:: Exercise objective ::
Copy exactly the lines from the beginning of the data down to and including the line holding "12, 14, 16];", without any pictures.

:: Given information ::
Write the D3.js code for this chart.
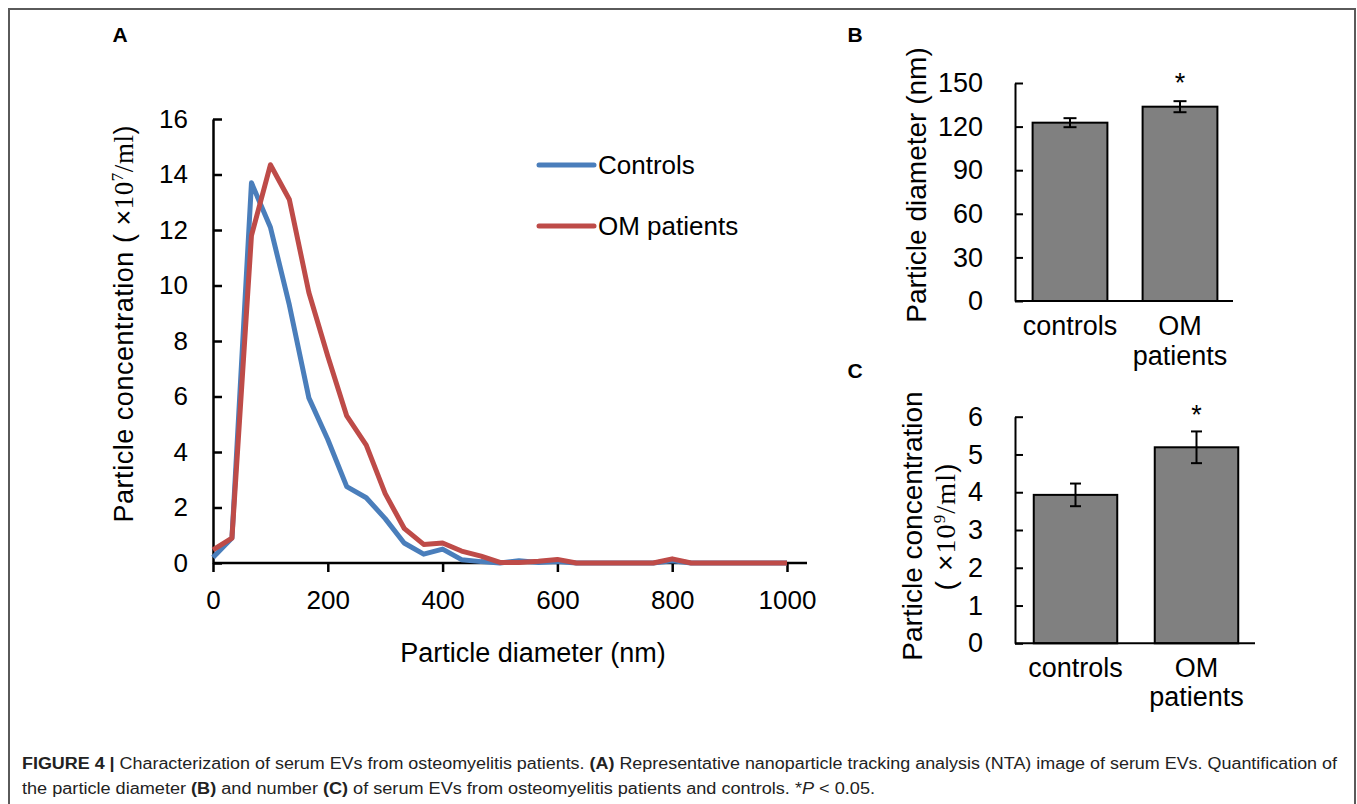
<!DOCTYPE html>
<html>
<head>
<meta charset="utf-8">
<script src="https://cdn.jsdelivr.net/npm/d3@7"></script>
<style>
  body { margin: 0; background: #fff; }
  svg { display: block; font-family: "Liberation Sans", Arial, sans-serif; }
</style>
</head>
<body>
<div id="fig"></div>
<script>
// Panel A: NTA size distribution (x10^7 particles/ml)
const diameters = [0, 33, 67, 100, 133, 167, 200, 233, 267, 300, 333, 367, 400, 433, 467, 500,
  533, 567, 600, 633, 667, 700, 733, 767, 800, 833, 867, 900, 933, 967, 1000];
const controlsConc = [0.2, 0.9, 13.7, 12.1, 9.3, 5.95, 4.45, 2.75, 2.35, 1.6, 0.72, 0.32, 0.5, 0.12, 0.05, 0,
  0.08, 0.02, 0.05, 0, 0, 0, 0, 0, 0.08, 0, 0, 0, 0, 0, 0];
const omConc = [0.47, 0.9, 11.8, 14.35, 13.1, 9.75, 7.45, 5.3, 4.25, 2.5, 1.25, 0.67, 0.72, 0.43, 0.25, 0.02,
  0.02, 0.06, 0.13, 0, 0, 0, 0, 0, 0.15, 0, 0, 0, 0, 0, 0];
const seriesNames = ["Controls", "OM patients"];
const seriesColors = ["#4a7ebb", "#be4b48"];
const xTicksA = [0, 200, 400, 600, 800, 1000];
const yTicksA = [0, 2, 4, 6, 8, 10, 12, 14, 16];

// Panel B / C: bar charts
const groups = ["controls", "OM patients"];
const diameterMean = [122.7, 133.7];
const diameterErr = [3.1, 3.8];
const yTicksB = [0, 30, 60, 90, 120, 150];
const concMean = [3.93, 5.19];
const concErr = [0.3, 0.42];
const yTicksC = [0, 1, 2, 3, 4, 5, 6];

const W = 1357, H = 804;
const fmt = d3.format("d");
const svg = d3.select("#fig").append("svg").attr("width", W).attr("height", H);

// outer frame (open at bottom, as in the cropped figure)
svg.append("path")
  .attr("d", `M9,${H} V9 H1355 V${H}`)
  .attr("fill", "none").attr("stroke", "#5a5a5a").attr("stroke-width", 2);

// panel letters
[["A", 120, 42], ["B", 855, 42], ["C", 855, 378]].forEach(([t, px, py]) => {
  svg.append("text").attr("x", px).attr("y", py).attr("text-anchor", "middle")
    .style("font-weight", "bold").style("font-size", "21px").text(t);
});

// ---------- Panel A ----------
const x = d3.scaleLinear().domain([0, 1000]).range([213, 787]);
const y = d3.scaleLinear().domain([0, 16]).range([563, 119]);

const gA = svg.append("g");
const axA = gA.append("g").attr("transform", `translate(0,${y(0)})`)
  .call(d3.axisBottom(x).tickValues(xTicksA).tickFormat(fmt).tickSizeInner(9).tickSizeOuter(0).tickPadding(19));
axA.select(".domain").remove();
gA.append("line").attr("x1", x.range()[0]).attr("x2", x.range()[1] + 20)
  .attr("y1", y(0)).attr("y2", y(0)).attr("stroke", "#000").attr("stroke-width", 2.5);

const ayA = gA.append("g").attr("transform", `translate(${x(0)},0)`)
  .call(d3.axisLeft(y).tickValues(yTicksA).tickFormat(fmt).tickSizeInner(-9).tickSizeOuter(0).tickPadding(25));

[axA, ayA].forEach(g => {
  g.selectAll("line").attr("stroke-width", 2.5);
  g.select(".domain").attr("stroke-width", 2.5);
  g.selectAll("text").style("font-size", "26px").style("font-family", "Liberation Sans, Arial").attr("fill", "#000");
});

const line = d3.line().x((d, i) => x(diameters[i])).y(d => y(d));
[controlsConc, omConc].forEach((s, k) => {
  gA.append("path").datum(s).attr("d", line)
    .attr("fill", "none").attr("stroke", seriesColors[k]).attr("stroke-width", 5)
    .attr("stroke-linejoin", "round");
});

// legend
seriesNames.forEach((n, k) => {
  const ly = 165 + k * 61;
  gA.append("line").attr("x1", 539).attr("x2", 594).attr("y1", ly).attr("y2", ly)
    .attr("stroke", seriesColors[k]).attr("stroke-width", 5).attr("stroke-linecap", "round");
  gA.append("text").attr("x", 598).attr("y", ly + 9).style("font-size", "26px").text(n);
});

// axis titles
gA.append("text").attr("x", 533).attr("y", 662).attr("text-anchor", "middle")
  .style("font-size", "27px").text("Particle diameter (nm)");

function unitTitle(sel, lead, power) {
  sel.append("tspan").text(lead + "(");
  sel.append("tspan").text(" ×");
  sel.append("tspan").style("font-family", "Liberation Serif, serif").text("10");
  sel.append("tspan").style("font-family", "Liberation Serif, serif").style("font-size", "17px").attr("dy", -10).text(power);
  sel.append("tspan").style("font-family", "Liberation Serif, serif").attr("dy", 10).text("/ml");
  sel.append("tspan").text(")");
}
const tA = gA.append("text").attr("transform", "translate(133,324) rotate(-90)")
  .attr("text-anchor", "middle").style("font-size", "27px")
  .attr("textLength", 397).attr("lengthAdjust", "spacing");
unitTitle(tA, "Particle concentration ", "7");

// ---------- bar panels ----------
function barPanel({ top, bottom, domainMax, ticks, rangeEnd, padIn, means, errs, cap, starY, axisEnd }) {
  const yb = d3.scaleLinear().domain([0, domainMax]).range([bottom, top]);
  const xb = d3.scaleBand().domain(groups).range([1015, rangeEnd]).paddingInner(padIn).paddingOuter(padIn / 2);
  const g = svg.append("g");

  g.selectAll("rect").data(means).join("rect")
    .attr("x", (d, i) => xb(groups[i])).attr("width", xb.bandwidth())
    .attr("y", d => yb(d)).attr("height", d => yb(0) - yb(d))
    .attr("fill", "#808080").attr("stroke", "#000").attr("stroke-width", 2);

  const ay = g.append("g").attr("transform", "translate(1015,0)")
    .call(d3.axisLeft(yb).tickValues(ticks).tickFormat(fmt).tickSizeInner(-8).tickSizeOuter(0).tickPadding(32));
  ay.selectAll("line").attr("stroke-width", 2);
  ay.select(".domain").attr("stroke-width", 2);
  ay.selectAll("text").style("font-size", "27px").style("font-family", "Liberation Sans, Arial").attr("fill", "#000");

  g.append("line").attr("x1", 1015).attr("x2", axisEnd).attr("y1", yb(0)).attr("y2", yb(0))
    .attr("stroke", "#000").attr("stroke-width", 2);

  means.forEach((m, i) => {
    const cx = xb(groups[i]) + xb.bandwidth() / 2;
    const hi = yb(m + errs[i]), lo = yb(m - errs[i]);
    g.append("line").attr("x1", cx).attr("x2", cx).attr("y1", hi).attr("y2", lo).attr("stroke", "#000").attr("stroke-width", 2);
    [hi, lo].forEach(v => g.append("line").attr("x1", cx - cap).attr("x2", cx + cap)
      .attr("y1", v).attr("y2", v).attr("stroke", "#000").attr("stroke-width", 2));
  });
  const c2 = xb(groups[1]) + xb.bandwidth() / 2;
  g.append("text").attr("x", c2).attr("y", starY).attr("text-anchor", "middle").style("font-size", "27px").text("*");
  return { xb, yb, g };
}

const B = barPanel({ top: 83, bottom: 301, domainMax: 150, ticks: yTicksB, rangeEnd: 1235, padIn: 0.32,
  means: diameterMean, errs: diameterErr, cap: 6.5, starY: 92, axisEnd: 1233 });
const C = barPanel({ top: 416.7, bottom: 643.3, domainMax: 6, ticks: yTicksC, rangeEnd: 1257, padIn: 0.31,
  means: concMean, errs: concErr, cap: 5.5, starY: 424, axisEnd: 1255 });

// category labels
[[B, 335, 365], [C, 677, 706]].forEach(([P, b1, b2]) => {
  const c1 = P.xb(groups[0]) + P.xb.bandwidth() / 2;
  const c2 = P.xb(groups[1]) + P.xb.bandwidth() / 2;
  P.g.append("text").attr("x", c1).attr("y", b1).attr("text-anchor", "middle").style("font-size", "27px").text("controls");
  P.g.append("text").attr("x", c2).attr("y", b1).attr("text-anchor", "middle").style("font-size", "27px").text("OM");
  P.g.append("text").attr("x", c2).attr("y", b2).attr("text-anchor", "middle").style("font-size", "27px").text("patients");
});

B.g.append("text").attr("transform", "translate(926,185) rotate(-90)").attr("text-anchor", "middle")
  .style("font-size", "28px").text("Particle diameter (nm)");
C.g.append("text").attr("transform", "translate(922,526) rotate(-90)").attr("text-anchor", "middle")
  .style("font-size", "28px").text("Particle concentration");
const tC = C.g.append("text").attr("transform", "translate(955,527) rotate(-90)").attr("text-anchor", "middle")
  .style("font-size", "28px").attr("textLength", 127).attr("lengthAdjust", "spacing");
unitTitle(tC, "", "9");

// ---------- caption ----------
const cap1 = svg.append("text").attr("x", 22).attr("y", 769).style("font-size", "16px").attr("fill", "#222")
  .attr("textLength", 1315).attr("lengthAdjust", "spacingAndGlyphs");
cap1.append("tspan").style("font-weight", "bold").text("FIGURE 4 | ");
cap1.append("tspan").text("Characterization of serum EVs from osteomyelitis patients. ");
cap1.append("tspan").style("font-weight", "bold").text("(A)");
cap1.append("tspan").text(" Representative nanoparticle tracking analysis (NTA) image of serum EVs. Quantification of");

const cap2 = svg.append("text").attr("x", 22).attr("y", 794).style("font-size", "16px").attr("fill", "#222")
  .attr("textLength", 853).attr("lengthAdjust", "spacingAndGlyphs");
cap2.append("tspan").text("the particle diameter ");
cap2.append("tspan").style("font-weight", "bold").text("(B)");
cap2.append("tspan").text(" and number ");
cap2.append("tspan").style("font-weight", "bold").text("(C)");
cap2.append("tspan").text(" of serum EVs from osteomyelitis patients and controls. *");
cap2.append("tspan").style("font-style", "italic").text("P");
cap2.append("tspan").text(" < 0.05.");
</script>
</body>
</html>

:: Output for this exercise ::
Write the D3.js code for this chart.
<!DOCTYPE html>
<html>
<head>
<meta charset="utf-8">
<script src="https://cdn.jsdelivr.net/npm/d3@7"></script>
<style>
  body { margin: 0; background: #fff; }
  svg { display: block; font-family: "Liberation Sans", Arial, sans-serif; }
</style>
</head>
<body>
<div id="fig"></div>
<script>
// Panel A: NTA size distribution (x10^7 particles/ml)
const diameters = [0, 33, 67, 100, 133, 167, 200, 233, 267, 300, 333, 367, 400, 433, 467, 500,
  533, 567, 600, 633, 667, 700, 733, 767, 800, 833, 867, 900, 933, 967, 1000];
const controlsConc = [0.2, 0.9, 13.7, 12.1, 9.3, 5.95, 4.45, 2.75, 2.35, 1.6, 0.72, 0.32, 0.5, 0.12, 0.05, 0,
  0.08, 0.02, 0.05, 0, 0, 0, 0, 0, 0.08, 0, 0, 0, 0, 0, 0];
const omConc = [0.47, 0.9, 11.8, 14.35, 13.1, 9.75, 7.45, 5.3, 4.25, 2.5, 1.25, 0.67, 0.72, 0.43, 0.25, 0.02,
  0.02, 0.06, 0.13, 0, 0, 0, 0, 0, 0.15, 0, 0, 0, 0, 0, 0];
const seriesNames = ["Controls", "OM patients"];
const seriesColors = ["#4a7ebb", "#be4b48"];
const xTicksA = [0, 200, 400, 600, 800, 1000];
const yTicksA = [0, 2, 4, 6, 8, 10, 12, 14, 16];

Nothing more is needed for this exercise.